The U.S. Court of Appeals for the Fourth Circuit ruled that because the EEOC was not a party to the arbitration agreement, the agreement could not wholly foreclose a suit by the EEOC. However, the court also ruled that because Baker had waived the right to seek relief in court for alleged discrimination, the EEOC was not permitted to seek "victim specific" relief -- such as backpay and reinstatement -- on his behalf; according to the Court of Appeals, the EEOC could only pursue injunctive relief, such as an order that Waffle House cease and desist from further acts of discrimination.

The Supreme Court rejected Waffle House's position and reversed the decision of the Court of Appeals. The Court observed that the EEOC is specifically empowered by various statutes (including the ADA) to bring suit in federal court, and to seek injunctive relief, reinstatement, backpay, compensatory damages, and punitive damages. The Court concluded that the existence of an arbitration agreement between private parties cannot diminish the EEOC's authority. In particular, the EEOC, in the exercise of its statutory authority, may prosecute a lawsuit even if the employee disavows the claim. The EEOC, the Court observed, is "the master of its own case," and is free to determine whether a lawsuit is in the public's interest.

In the dissenting opinion, Justice Clarence Thomas, a former chair of the EEOC, noted that he "cannot agree that the EEOC may do on behalf of an employee that which an employee has agreed not to do for himself." His dissent was joined by Chief Justice William Rehnquist and Justice Antonin Scalia.

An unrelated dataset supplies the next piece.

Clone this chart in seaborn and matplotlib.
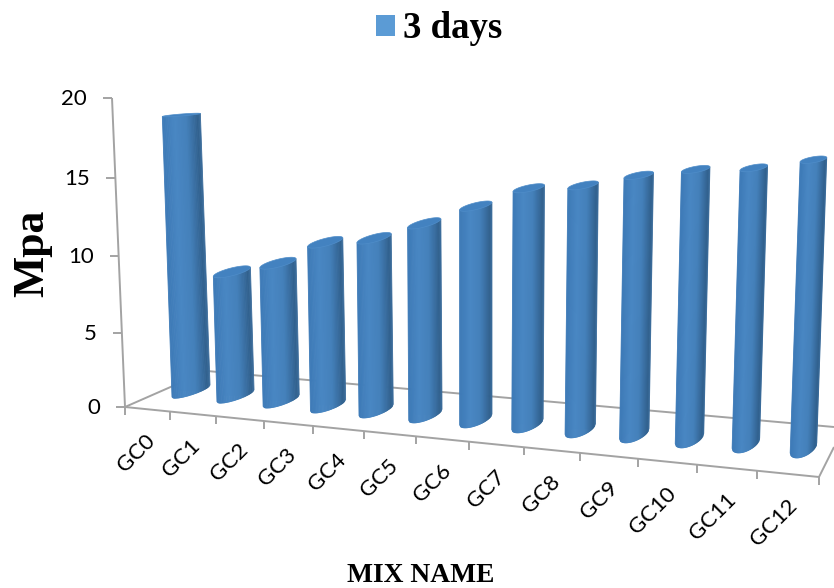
import numpy as np
import pandas as pd
import seaborn as sns
import matplotlib.pyplot as plt
from matplotlib.collections import PolyCollection
from matplotlib.colors import LinearSegmentedColormap
from matplotlib.patches import Polygon
from matplotlib.transforms import Affine2D

# Data
mixes = ['GC0', 'GC1', 'GC2', 'GC3', 'GC4', 'GC5', 'GC6', 'GC7', 'GC8', 'GC9', 'GC10', 'GC11', 'GC12']
strength = [18.4, 8.1, 8.8, 10.25, 10.6, 11.6, 12.7, 13.8, 14.0, 14.6, 14.95, 15.05, 15.5]
y_ticks = [0, 5, 10, 15, 20]
series_name = '3 days'

sns.set_theme(style='white')
plt.rcParams['font.family'] = ['Lato', 'DejaVu Sans']
plt.rcParams['text.color'] = 'black'

W, H = 834, 588
fig = plt.figure(figsize=(W / 100, H / 100), dpi=100)
ax = fig.add_axes([0, 0, 1, 1])

df = pd.DataFrame({'mix': mixes, 'mpa': strength})
sns.barplot(data=df, x='mix', y='mpa', color='#5b9bd5', saturation=1, width=0.8, label=series_name, ax=ax)
ax.axis('off')

# everything below is placed in image pixels, y pointing down
img = Affine2D().scale(1, -1).translate(0, H)
shade = LinearSegmentedColormap.from_list('cyl', [
    (0.00, '#3d7ab7'), (0.30, '#4987c3'), (0.62, '#4480ba'),
    (0.92, '#31618e'), (1.00, '#3d6f9e')])
GREY = '#a3a3a3'

# fake 3D layout of the Excel cylinder chart
def center_x(u):
    return 191 + 43.9 * u + 0.595 * u ** 2

def center_y(u):
    return 391 + 4.75 * u

def scale(u):
    return 15 + 0.3 * u

def lean(u):
    return -0.035 + 0.0058 * u

# strips of equal width across the cylinder
theta = np.arccos(np.linspace(1, -1, 31))
for i, p in enumerate(ax.patches):
    if p.get_height() == 0:
        continue
    u = p.get_x() + p.get_width() / 2
    val = p.get_height()
    w = 38 - 0.95 * u
    cx, cy = center_x(u), center_y(u)
    s = scale(u)
    tilt = lean(u) * s

    # put the seaborn bar inside the cylinder body
    k = 0.6 * w / p.get_width()
    m = Affine2D.from_values(k, 0, tilt, -s, cx - k * u, cy)
    p.set_transform(m + img)
    p.set_edgecolor('none')

    top_x = cx + tilt * val
    top_y = cy - s * val
    a = w / 2
    tk = np.interp(top_y, [115, 160, 222, 280], [-1.5, -2.2, -4.3, -4.5])
    tb = np.interp(top_y, [115, 160, 250], [1.0, 3.0, 4.0])
    bk = -6 + u / 12
    bb = 4 + 0.38 * u

    xb = cx + a * np.cos(theta)
    yb = cy + bk * np.cos(theta) + bb * np.sin(theta)
    xt = top_x + a * np.cos(theta)
    yt = top_y + tk * np.cos(theta) + tb * np.sin(theta)

    quads = []
    cols = []
    for j in range(len(theta) - 1):
        quads.append([(xb[j], yb[j]), (xb[j + 1], yb[j + 1]), (xt[j + 1], yt[j + 1]), (xt[j], yt[j])])
        # theta runs from the right edge to the left edge
        cols.append(shade(1 - (j + 0.5) / (len(theta) - 1)))
    ax.add_collection(PolyCollection(quads, facecolors=cols, edgecolors=cols, linewidths=0.6,
                                     transform=img, zorder=3))
    t = np.linspace(0, 2 * np.pi, 60)
    cap = np.column_stack([top_x + a * np.cos(t), top_y + tk * np.cos(t) + tb * np.sin(t)])
    ax.add_patch(Polygon(cap, closed=True, facecolor='#4382c0', edgecolor='#4f8dc9', lw=0.5,
                         transform=img, zorder=4))

# axes frame
def line(xs, ys, z=1):
    ax.plot(xs, ys, color=GREY, lw=1.4, transform=img, zorder=z, clip_on=False, solid_capstyle='butt')

y_px = [407, 333, 256, 178, 98]
y_x = [125 - 13 * (407 - v) / 309 for v in y_px]
line(y_x, y_px)
for v, yy, xx in zip(y_ticks, y_px, y_x):
    line([xx - 9, xx], [yy, yy])
    ax.text(xx - 25, yy + 1, str(v), ha='right', va='center', fontsize=16, color='black', transform=img)

def front_x(k):
    return 125 + 44.3 * k + 0.699 * k ** 2

def front_y(x):
    return 407 + 70 * (x - 125) / 694

line([125, 819], [407, 477])
line([125, 207], [407, 371], z=0.5)
line([207, 834], [371, 427], z=0.5)
line([819, 834], [477, 447])
for k in range(14):
    xx = front_x(k)
    line([xx, xx], [front_y(xx), front_y(xx) + 8])
    if k > 0:
        ax.text(xx - 18 - 0.55 * k, front_y(xx) + 26, mixes[k - 1], rotation=45, rotation_mode='anchor',
                ha='right', va='center', fontsize=16, color='black', transform=img)

serif = ['Liberation Serif', 'DejaVu Serif']
ax.text(32, 253, 'Mpa', rotation=90, ha='center', va='center', fontsize=31.5, fontweight='bold',
        family=serif, color='black', transform=img)
ax.text(421, 575, 'MIX NAME', ha='center', va='center', fontsize=19.8, fontweight='bold',
        family=serif, color='black', transform=img)

h, l = ax.get_legend_handles_labels()
ax.legend(h, l, loc='center', bbox_to_anchor=(439 / W, 1 - 29 / H), bbox_transform=fig.transFigure,
          frameon=False, handlelength=0.52, handleheight=0.52, handletextpad=0.2, labelcolor='black',
          prop={'family': serif, 'weight': 'bold', 'size': 26.5})

fig.savefig('out.png', dpi=100)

Waffle House puts employers on notice that although they may have an enforceable agreement with their employees requiring that all employment disputes be resolved in arbitration, the EEOC nevertheless may step in and litigate claims of employment discrimination in court. Nonetheless, the effect of the Waffle House decision should not be overstated, because the number of federal lawsuits filed by the EEOC is relatively small: in 2000, for example, while nearly 80,000 charges were filed with the EEOC, the EEOC filed suit in only 327 cases. Notwithstanding the Waffle House decision, therefore, the advantages of adopting an arbitration policy remain largely intact.